Filter out everything except lines holding "this".

**ENTRIES SUPPLIED:**
** begin **

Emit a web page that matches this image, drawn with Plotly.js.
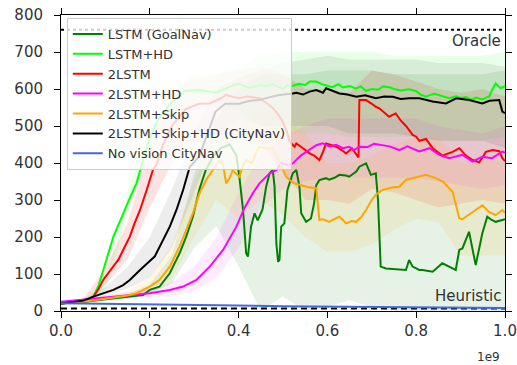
<!DOCTYPE html>
<html>
<head>
<meta charset="utf-8">
<script src="https://cdn.plot.ly/plotly-3.0.1.min.js"></script>
<style>html,body{margin:0;padding:0;background:#fff;}#chart{width:517px;height:365px;}</style>
</head>
<body>
<div id="chart"></div>
<script>
// ---- series (x in units of 1e9 steps) ----
const goalNavX = [0,0.05,0.1,0.15,0.185,0.2,0.222,0.245,0.267,0.282,0.297,0.312,0.326,0.342,0.36,0.38,0.395,0.402,0.41,0.417,0.421,0.428,0.436,0.443,0.454,0.462,0.47,0.477,0.481,0.485,0.489,0.492,0.496,0.503,0.51,0.522,0.53,0.537,0.541,0.552,0.563,0.57,0.575,0.582,0.597,0.604,0.616,0.627,0.642,0.649,0.665,0.672,0.687,0.698,0.709,0.714,0.717,0.72,0.732,0.754,0.777,0.784,0.792,0.807,0.814,0.837,0.859,0.874,0.889,0.897,0.904,0.919,0.927,0.934,0.949,0.96,0.97,0.979,0.994,1.0];
const goalNavY = [20,24,32,38,43,57,66,102,156,201,255,330,381,417,440,450,420,360,273,156,147,228,264,245,275,336,372,381,336,183,133,138,228,237,327,372,381,336,264,241,250,291,340,354,359,355,360,368,366,363,377,390,399,368,372,300,228,120,115,113,111,138,120,111,111,106,129,120,111,165,169,214,169,124,210,255,246,241,246,248];

const lstmHdX = [0,0.03,0.05,0.06,0.073,0.085,0.095,0.105,0.118,0.13,0.14,0.155,0.17,0.185,0.2,0.22,0.25,0.28,0.31,0.35,0.38,0.40,0.425,0.45,0.46,0.475,0.49,0.50,0.51,0.522,0.535,0.55,0.56,0.575,0.59,0.60,0.611,0.625,0.635,0.65,0.665,0.675,0.687,0.70,0.715,0.725,0.739,0.75,0.765,0.784,0.80,0.81,0.822,0.84,0.855,0.874,0.89,0.9,0.912,0.925,0.935,0.949,0.96,0.964,0.972,0.979,0.99,1.0];
const lstmHdY = [20,24,28,31,39,70,111,150,201,235,264,305,345,408,470,520,565,595,598,590,606,614,603,611,608,613,606,600,610,608,614,611,620,620,612,608,605,613,604,608,601,607,595,600,598,607,605,600,596,599,594,585,579,588,582,575,580,576,578,571,577,572,578,579,600,615,602,608];

const twoLstmX = [0,0.03,0.05,0.06,0.073,0.085,0.095,0.105,0.118,0.13,0.14,0.155,0.165,0.178,0.193,0.207,0.215,0.23,0.25,0.28,0.31,0.335,0.36,0.372,0.39,0.402,0.42,0.447,0.46,0.477,0.49,0.499,0.51,0.515,0.526,0.53,0.545,0.56,0.57,0.582,0.59,0.597,0.61,0.62,0.632,0.642,0.655,0.665,0.670,0.672,0.679,0.687,0.70,0.709,0.717,0.73,0.739,0.747,0.754,0.765,0.777,0.792,0.80,0.807,0.822,0.837,0.859,0.882,0.897,0.912,0.927,0.942,0.957,0.972,0.987,0.994,1.0];
const twoLstmY = [20,23,27,30,39,60,84,100,120,140,165,201,235,273,327,381,395,450,500,545,560,561,575,584,578,575,580,575,565,549,530,512,480,458,444,453,440,426,420,408,430,453,448,444,435,426,440,422,415,570,570,570,560,552,548,535,525,530,534,515,500,476,471,460,465,440,420,430,440,420,408,402,430,435,432,413,405];

const twoLstmHdX = [0,0.05,0.11,0.15,0.2,0.245,0.275,0.305,0.335,0.365,0.395,0.413,0.432,0.447,0.47,0.485,0.496,0.51,0.522,0.54,0.56,0.575,0.589,0.605,0.62,0.635,0.649,0.66,0.672,0.69,0.705,0.724,0.74,0.762,0.78,0.807,0.83,0.852,0.874,0.904,0.927,0.949,0.971,0.994,1.0];
const twoLstmHdY = [25,31,39,43,48,57,66,84,120,165,228,278,318,345,372,381,400,395,399,420,435,448,453,445,449,440,444,435,444,443,452,449,445,435,445,431,440,422,413,422,404,417,413,431,428];

const skipX = [0,0.05,0.1,0.15,0.17,0.2,0.222,0.245,0.267,0.282,0.297,0.312,0.327,0.342,0.357,0.365,0.372,0.38,0.387,0.395,0.402,0.41,0.417,0.43,0.44,0.447,0.46,0.477,0.485,0.492,0.50,0.507,0.515,0.525,0.537,0.555,0.575,0.578,0.582,0.59,0.604,0.615,0.627,0.642,0.655,0.665,0.677,0.687,0.70,0.709,0.724,0.745,0.762,0.777,0.795,0.822,0.844,0.86,0.882,0.897,0.904,0.927,0.949,0.964,0.979,0.994,1.0];
const skipY = [20,25,33,42,48,66,84,120,174,219,264,318,354,381,408,395,345,360,381,370,363,395,408,400,430,444,440,440,420,404,385,363,354,345,341,335,332,300,246,248,241,248,255,237,243,241,255,273,300,314,327,334,336,354,360,368,359,350,322,251,248,268,286,268,259,273,265];

const cityNavX = [0,0.03,0.05,0.073,0.095,0.118,0.14,0.155,0.178,0.193,0.2,0.211,0.23,0.245,0.26,0.275,0.29,0.297,0.312,0.33,0.348,0.37,0.402,0.425,0.447,0.47,0.492,0.522,0.53,0.545,0.56,0.575,0.59,0.597,0.61,0.627,0.645,0.665,0.685,0.709,0.728,0.747,0.765,0.784,0.807,0.837,0.867,0.89,0.919,0.949,0.965,0.987,0.994,1.0];
const cityNavY = [20,24,28,39,48,57,70,84,111,129,135,147,192,228,273,327,390,398,420,480,539,560,560,568,570,578,584,588,590,585,593,597,590,602,595,588,585,579,583,575,580,579,573,575,575,566,561,575,570,561,568,570,539,535];

const noVisionX = [0,0.1,0.2,0.3,0.4,0.5,0.6,0.7,0.8,0.9,1.0];
const noVisionY = [21,20,18,17,15,13,12,11,9,8,8];

const oracleVal = 760;
const heuristicVal = 7;

// ---- shaded spread bands ----
const bandX = [0,0.05,0.1,0.15,0.2,0.25,0.3,0.35,0.4,0.45,0.5,0.55,0.6,0.65,0.7,0.75,0.8,0.85,0.9,0.95,1.0];
const goalNavLo = [18,22,28,33,45,75,170,230,120,0,40,0,10,30,10,0,0,0,0,0,0];
const goalNavHi = [22,27,37,45,72,150,370,520,600,640,640,640,650,650,650,640,640,640,640,640,650];
const lstmHdLo = [18,24,55,260,440,530,560,560,540,500,480,480,480,470,470,470,470,460,460,460,470];
const lstmHdHi = [22,32,85,320,500,600,640,640,660,690,700,700,700,700,700,690,690,690,690,690,700];
const twoLstmLo = [18,22,70,140,280,400,470,480,480,450,380,300,300,290,330,320,300,280,290,300,290];
const twoLstmHi = [22,34,115,240,440,590,630,640,650,660,640,600,600,590,650,640,620,600,590,600,580];
const twoLstmHdLo = [22,27,32,36,38,40,55,90,170,280,330,350,360,360,360,360,360,350,340,330,340];
const twoLstmHdHi = [28,33,42,50,60,80,120,200,320,420,470,500,520,520,520,520,520,500,490,480,500];
const skipLo = [18,22,28,35,50,90,200,300,250,300,260,200,160,160,180,220,250,240,150,150,150];
const skipHi = [22,28,40,55,90,180,350,490,480,560,520,480,400,400,420,450,470,470,400,420,400];
const cityNavLo = [18,24,40,60,90,170,320,470,520,500,500,500,500,480,480,480,470,460,460,460,440];
const cityNavHi = [22,32,65,120,200,330,480,600,630,650,670,680,690,680,680,680,680,670,670,670,660];

const names = ['LSTM (GoalNav)','LSTM+HD','2LSTM','2LSTM+HD','2LSTM+Skip','2LSTM+Skip+HD (CityNav)','No vision CityNav'];
const colors = ['#008000','#00ff00','#ff0000','#ff00ff','#ffa500','#000000','#4169e1'];
const fills = ['rgba(0,128,0,0.10)','rgba(0,255,0,0.09)','rgba(255,0,0,0.11)','rgba(255,0,255,0.08)','rgba(255,165,0,0.10)','rgba(0,0,0,0.07)'];

const lines = [[goalNavX,goalNavY],[lstmHdX,lstmHdY],[twoLstmX,twoLstmY],[twoLstmHdX,twoLstmHdY],[skipX,skipY],[cityNavX,cityNavY],[noVisionX,noVisionY]];
const bands = [[goalNavLo,goalNavHi],[lstmHdLo,lstmHdHi],[twoLstmLo,twoLstmHi],[twoLstmHdLo,twoLstmHdHi],[skipLo,skipHi],[cityNavLo,cityNavHi]];

const traces = [];
bands.forEach((b,i)=>{
  traces.push({
    x: bandX.concat(bandX.slice().reverse()),
    y: b[1].concat(b[0].slice().reverse()),
    type:'scatter', mode:'lines', fill:'toself', fillcolor:fills[i],
    line:{width:0}, showlegend:false, hoverinfo:'skip'
  });
});
traces.push({x:[0,1],y:[oracleVal,oracleVal],type:'scatter',mode:'lines',line:{color:'#000',width:2,dash:'dot'},showlegend:false});
traces.push({x:[0,1],y:[heuristicVal,heuristicVal],type:'scatter',mode:'lines',line:{color:'#000',width:2,dash:'6px,4px'},showlegend:false});
lines.forEach((l,i)=>{
  traces.push({x:l[0],y:l[1],type:'scatter',mode:'lines',name:names[i],line:{color:colors[i],width:2}});
});

const tickFont = {family:'DejaVu Sans', size:15, color:'#333'};
const layout = {
  width:517, height:365,
  margin:{l:61, r:12, t:15, b:54},
  paper_bgcolor:'#fff', plot_bgcolor:'#fff',
  showlegend:true,
  legend:{x:0.013, y:0.99, xanchor:'left', yanchor:'top', bgcolor:'rgba(255,255,255,0.8)', bordercolor:'#ccc', borderwidth:1,
          font:{family:'DejaVu Sans', size:13, color:'#333'}, tracegroupgap:0},
  xaxis:{range:[0,1], tickvals:[0,0.2,0.4,0.6,0.8,1.0], ticktext:['0.0','0.2','0.4','0.6','0.8','1.0'],
         showgrid:false, zeroline:false, showline:true, linecolor:'#000', linewidth:1, mirror:'allticks',
         ticks:'outside', ticklen:6, tickcolor:'#000', tickfont:tickFont, ticklabeloverflow:'allow'},
  yaxis:{range:[0,800], tickvals:[0,100,200,300,400,500,600,700,800],
         showgrid:false, zeroline:false, showline:true, linecolor:'#000', linewidth:1, mirror:'allticks',
         ticks:'outside', ticklen:6, tickcolor:'#000', tickfont:tickFont, ticklabelstandoff:8, ticklabeloverflow:'allow'},
  annotations:[
    {xref:'paper', yref:'y', x:0.995, y:730, text:'Oracle', showarrow:false, xanchor:'right', yanchor:'middle', font:{family:'DejaVu Sans', size:15, color:'#333'}},
    {xref:'paper', yref:'y', x:0.995, y:40, text:'Heuristic', showarrow:false, xanchor:'right', yanchor:'middle', font:{family:'DejaVu Sans', size:15, color:'#333'}},
    {xref:'paper', yref:'paper', x:0.993, y:-0.155, text:'1e9', showarrow:false, xanchor:'right', yanchor:'middle', font:{family:'DejaVu Sans', size:12, color:'#333'}}
  ]
};
Plotly.newPlot('chart', traces, layout, {displayModeBar:false, staticPlot:true});
</script>
</body>
</html>
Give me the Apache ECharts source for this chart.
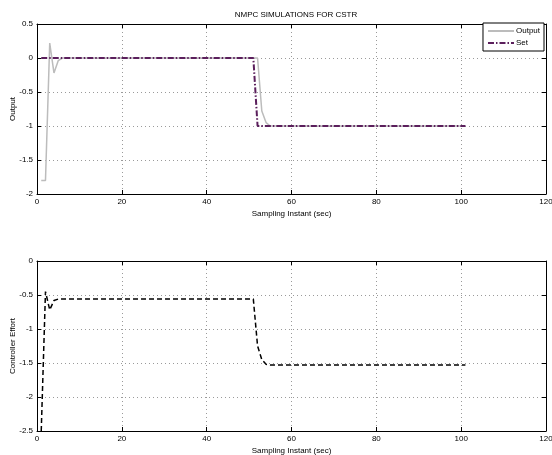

** end **

**SOLVED PROBLEM:**
Emit a web page that matches this image, drawn with Plotly.js.
Give me the Apache ECharts source for this chart.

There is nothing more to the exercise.